I'd like to know, if we have the filtrations $\mathbb{F}$ and $\mathbb{G}$ with $\mathcal{F}_t\subset\mathcal{G}_t\subset \mathcal{F}_t\vee \sigma(\eta)$, for $\eta$ being independent of $\mathcal{F}_\infty$, in a market where the default time and its associated intensity process are determined by a state variable process $Y$, does a general contingent claim $X$ with maturity $T$ need to be $\mathcal{F}_T$-measurable or $\mathcal{G}_T$-(but not $\mathcal{F}_T$)-measurable.
My problem is, that the default time $\tau$ is not $\mathbb{F}$ adapted, but $\mathbb{G}$ adapted and $\mathbb{G}=\mathbb{H}\vee\mathbb{F}$ is supposed to be generated from the filtration generated by $\tau$ (i.e. $\mathbb{H}$) and the reference filtration $\mathbb{F}$.
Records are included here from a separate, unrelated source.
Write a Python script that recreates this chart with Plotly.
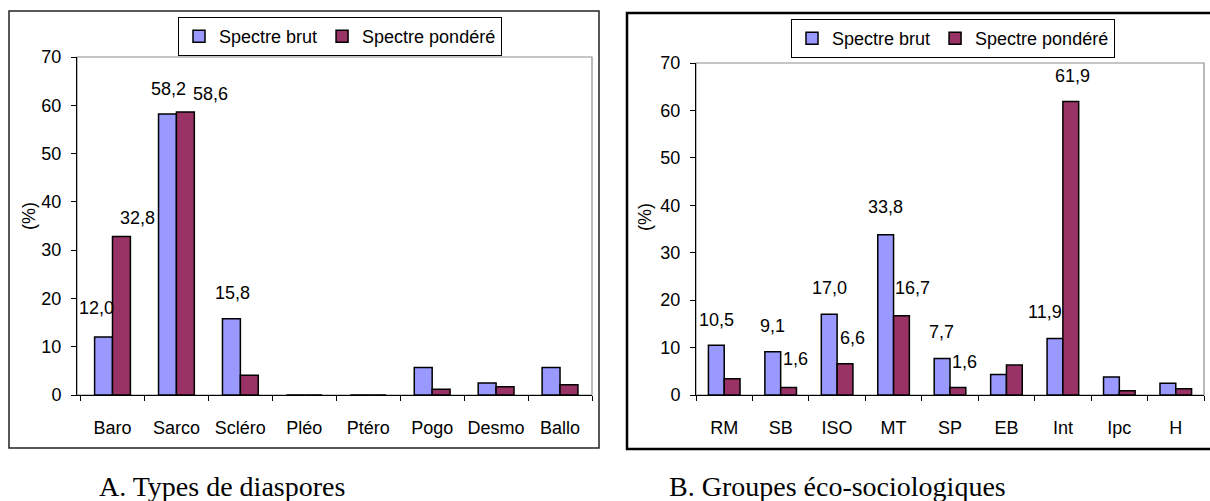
import plotly.graph_objects as go

# ---------------- data ----------------
cats_a = ["Baro", "Sarco", "Scléro", "Pléo", "Ptéro", "Pogo", "Desmo", "Ballo"]
brut_a = [12.0, 58.2, 15.8, 0, 0, 5.7, 2.5, 5.7]
pond_a = [32.8, 58.6, 4.1, 0, 0, 1.2, 1.7, 2.1]

cats_b = ["RM", "SB", "ISO", "MT", "SP", "EB", "Int", "Ipc", "H"]
brut_b = [10.5, 9.1, 17.0, 33.8, 7.7, 4.3, 11.9, 3.8, 2.5]
pond_b = [3.4, 1.6, 6.6, 16.7, 1.6, 6.3, 61.9, 0.9, 1.3]

series_names = ["Spectre brut", "Spectre pondéré"]
y_ticks = [0, 10, 20, 30, 40, 50, 60, 70]
y_title = "(%)"
caption_a = "A. Types de diaspores"
caption_b = "B. Groupes éco-sociologiques"

# which bars carry a value label, with a pixel nudge (dx, dy) from the bar top
labels_a = {
    (0, "Baro"): (-16, 29), (1, "Baro"): (25, 19),
    (0, "Sarco"): (-8, 25), (1, "Sarco"): (34, 18),
    (0, "Scléro"): (-8, 26),
}
labels_b = {
    (0, "RM"): (-8, 25),
    (0, "SB"): (-8, 26), (1, "SB"): (15, 28),
    (0, "ISO"): (-8, 26), (1, "ISO"): (15, 26),
    (0, "MT"): (-8, 28), (1, "MT"): (19, 28),
    (0, "SP"): (-8, 26), (1, "SP"): (15, 25),
    (0, "Int"): (-18, 27), (1, "Int"): (10, 25),
}

# ---------------- style ----------------
W, H = 1210, 501
colors = ["#9999FF", "#993366"]
FONT = "Liberation Sans, Arial, sans-serif"
FS = 18
SERIF = "Liberation Serif, Times New Roman, serif"


def fx(px):
    return px / W


def fy(py):
    return 1 - py / H


# plot areas (pixels)
A_box = (77, 592, 57, 395)
B_box = (696, 1204, 63, 395)

fig = go.Figure()

for i, (name, vals) in enumerate(zip(series_names, [brut_a, pond_a])):
    fig.add_trace(go.Bar(
        x=cats_a, y=vals, name=name, xaxis="x", yaxis="y",
        marker=dict(color=colors[i], line=dict(color="black", width=1.5)),
        legend="legend", hoverinfo="x+y",
    ))
for i, (name, vals) in enumerate(zip(series_names, [brut_b, pond_b])):
    fig.add_trace(go.Bar(
        x=cats_b, y=vals, name=name, xaxis="x2", yaxis="y2",
        marker=dict(color=colors[i], line=dict(color="black", width=1.5)),
        legend="legend2", hoverinfo="x+y",
    ))


def fmt(v):
    return f"{v:.1f}".replace(".", ",")


annotations = []
for (s, c), (dx, dy) in labels_a.items():
    v = [brut_a, pond_a][s][cats_a.index(c)]
    annotations.append(dict(x=c, y=v, xref="x", yref="y", text=fmt(v),
                            showarrow=False, xshift=dx, yshift=dy,
                            xanchor="center", yanchor="middle",
                            font=dict(family=FONT, size=FS, color="black")))
for (s, c), (dx, dy) in labels_b.items():
    v = [brut_b, pond_b][s][cats_b.index(c)]
    annotations.append(dict(x=c, y=v, xref="x2", yref="y2", text=fmt(v),
                            showarrow=False, xshift=dx, yshift=dy,
                            xanchor="center", yanchor="middle",
                            font=dict(family=FONT, size=FS, color="black")))

# y titles
annotations.append(dict(x=fx(29), y=fy(216), xref="paper", yref="paper", text=y_title,
                        textangle=-90, showarrow=False, xanchor="center", yanchor="middle",
                        font=dict(family=FONT, size=FS, color="black")))
annotations.append(dict(x=fx(645), y=fy(217), xref="paper", yref="paper", text=y_title,
                        textangle=-90, showarrow=False, xanchor="center", yanchor="middle",
                        font=dict(family=FONT, size=FS, color="black")))
# captions
annotations.append(dict(x=fx(222), y=fy(486), xref="paper", yref="paper", text=caption_a,
                        showarrow=False, xanchor="center", yanchor="middle",
                        font=dict(family=SERIF, size=28, color="black")))
annotations.append(dict(x=fx(837), y=fy(486), xref="paper", yref="paper", text=caption_b,
                        showarrow=False, xanchor="center", yanchor="middle",
                        font=dict(family=SERIF, size=28, color="black")))

shapes = [
    # outer chart boxes
    dict(type="rect", xref="paper", yref="paper", x0=fx(9), x1=fx(599), y0=fy(448), y1=fy(11),
         line=dict(color="#222222", width=1.5), layer="below"),
    dict(type="rect", xref="paper", yref="paper", x0=fx(627), x1=fx(1240), y0=fy(449), y1=fy(13),
         line=dict(color="black", width=2.5), layer="below"),
    # plot-area borders
    dict(type="rect", xref="x domain", yref="y domain", x0=0, x1=1, y0=0, y1=1,
         line=dict(color="#8c8c8c", width=1.2), layer="below"),
    dict(type="rect", xref="x2 domain", yref="y2 domain", x0=0, x1=1, y0=0, y1=1,
         line=dict(color="#8c8c8c", width=1.2), layer="below"),
]

xaxis_common = dict(type="category", showline=True, linecolor="black", linewidth=1,
                    ticks="outside", tickson="boundaries", ticklen=5, tickcolor="black",
                    showgrid=False, zeroline=False, ticklabelstandoff=16, tickangle=0,
                    automargin=False,
                    tickfont=dict(family=FONT, size=FS, color="black"), fixedrange=True)
yaxis_common = dict(range=[0, 70], tickvals=y_ticks, showline=True, linecolor="black",
                    linewidth=1, ticks="outside", ticklen=5, tickcolor="black",
                    showgrid=False, zeroline=False, ticklabelstandoff=6, automargin=False,
                    tickfont=dict(family=FONT, size=FS, color="black"), fixedrange=True)

legend_common = dict(orientation="h", bgcolor="white", bordercolor="black", borderwidth=1,
                     font=dict(family=FONT, size=FS, color="black"),
                     xanchor="center", yanchor="top", itemwidth=30,
                     traceorder="normal")

fig.update_layout(
    template="none",
    width=W, height=H,
    margin=dict(l=0, r=0, t=0, b=0, pad=0, autoexpand=False),
    paper_bgcolor="white", plot_bgcolor="white",
    barmode="group",
    bargap=0.44,
    showlegend=True,
    xaxis=dict(domain=[fx(A_box[0]), fx(A_box[1])], anchor="y", **xaxis_common),
    yaxis=dict(domain=[fy(A_box[3]), fy(A_box[2])], anchor="x", **yaxis_common),
    xaxis2=dict(domain=[fx(B_box[0]), fx(B_box[1])], anchor="y2", **xaxis_common),
    yaxis2=dict(domain=[fy(B_box[3]), fy(B_box[2])], anchor="x2", **yaxis_common),
    legend=dict(x=fx(340), y=fy(17), **legend_common),
    legend2=dict(x=fx(953), y=fy(19), **legend_common),
    annotations=annotations,
    shapes=shapes,
)

fig.write_html("out.html")
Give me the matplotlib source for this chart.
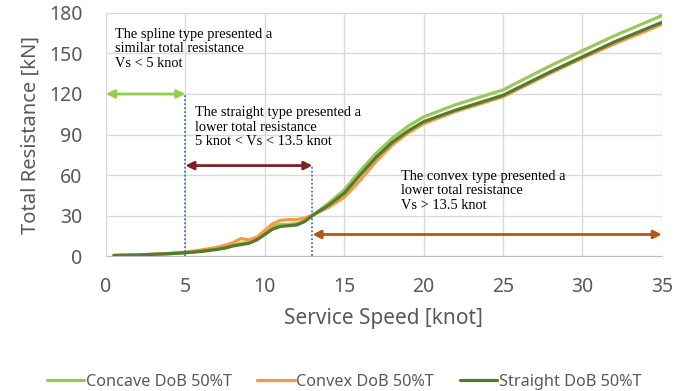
import matplotlib
matplotlib.use("Agg")
import matplotlib.pyplot as plt

# service speed [knot]
speed = [0.5, 2, 4, 5, 6, 7, 7.5, 8, 8.5, 9, 9.5, 10, 10.5, 11, 11.5, 12, 12.5, 13,
         14, 15, 16, 17, 18, 19, 20, 22, 25, 28, 30, 32, 35]

# total resistance [kN]
concave = [0.5, 0.8, 1.8, 2.5, 3.5, 5, 6, 8, 9.5, 10, 13, 18.5, 22, 23.5, 23.5, 24, 26, 30,
           39, 49, 63, 76, 87, 96, 103, 112, 123, 141, 152, 163, 178]
convex = [0.5, 0.9, 2, 3, 4.5, 6.5, 8, 10, 13, 12, 14, 19, 24, 26.5, 27, 27, 28, 30.5,
          36, 43.5, 56, 70, 82, 91, 98, 107, 118, 135.5, 146.5, 157, 171.5]
straight = [0.5, 0.8, 1.8, 2.5, 3.5, 5, 6, 7.5, 8.5, 9.5, 12, 16, 20, 22, 22.5, 23, 25.5, 30,
            37.5, 46.5, 60, 73, 84, 92.5, 99.5, 108, 119, 136.5, 147.5, 158.5, 173]

labels = ["Concave DoB 50%T", "Convex DoB 50%T", "Straight DoB 50%T"]
colors = ["#9BC85A", "#F79A46", "#557A2E"]

fig = plt.figure(figsize=(6.88, 3.91), dpi=100)
ax = fig.add_axes([0.154, 0.345, 0.808, 0.622])

for y, lab, c in zip([concave, convex, straight], labels, colors):
    ax.plot(speed, y, color=c, lw=2.3, label=lab, solid_capstyle="round")

ax.set_xlim(0, 35)
ax.set_ylim(0, 180)
ax.set_xticks(range(0, 36, 5))
ax.set_yticks(range(0, 181, 30))
ax.grid(color="#D9D9D9", lw=1)
ax.set_axisbelow(True)
for s in ax.spines.values():
    s.set_visible(False)
ax.spines["bottom"].set_visible(True)
ax.spines["bottom"].set_color("#BFBFBF")
ax.tick_params(length=0, labelsize=14, labelcolor="#595959")
ax.tick_params(axis="y", pad=17)
ax.tick_params(axis="x", pad=15)
for t in ax.get_xticklabels() + ax.get_yticklabels():
    t.set_fontfamily("Noto Sans")

ax.set_xlabel("Service Speed [knot]", fontsize=15, color="#595959", family="Noto Sans", labelpad=8)
ax.set_ylabel("Total Resistance [kN]", fontsize=14.5, color="#595959", family="Noto Sans", labelpad=6)

# annotations
dot = dict(color="#4472C4", lw=1.3, ls=(0, (1, 1.2)))
ax.plot([5, 5], [0, 120], **dot)
ax.plot([13, 13], [0, 67], **dot)

def darrow(x0, x1, y, c):
    ax.annotate("", xy=(x1, y), xytext=(x0, y),
                arrowprops=dict(arrowstyle="<|-|>", color=c, lw=2, mutation_scale=12,
                                shrinkA=0, shrinkB=0))

darrow(0, 5, 120, "#92D050")
darrow(5, 13, 67, "#7B2424")
darrow(13, 35, 16, "#B8560F")

tfont = dict(family="Liberation Serif", fontsize=10.4, va="top", linespacing=1.15)
ax.text(0.6, 169, "The spline type presented a\nsimilar total resistance\nVs < 5 knot", **tfont)
ax.text(5.6, 111, "The straight type presented a\nlower total resistance\n5 knot < Vs < 13.5 knot", **tfont)
ax.text(18.6, 64, "The convex type presented a\nlower total resistance\nVs > 13.5 knot", **tfont)

fig.legend(loc="lower center", bbox_to_anchor=(0.5, -0.035), ncol=3, frameon=False,
           prop={"family": "Noto Sans", "size": 11.7}, labelcolor="#595959",
           handlelength=2.3, handletextpad=0.1, columnspacing=1.6)

fig.savefig("out.png", dpi=100)
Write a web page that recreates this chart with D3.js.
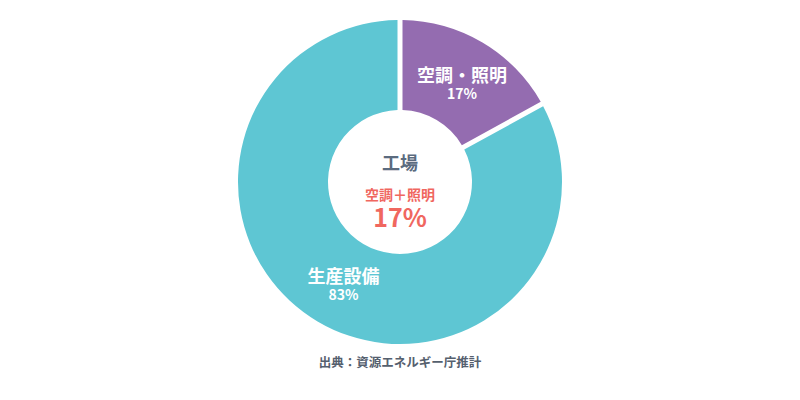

The logic behind this should be, whether I can say that the payoff $X$ at time $T$ is determined by the information I get from the market (i.e. by $\mathcal{F}_T$) or if I need it to depend on the default time. There are many examples where authors of papers assumed $X$ to be $\mathcal{F}_T$ measurable so I'm quite confused.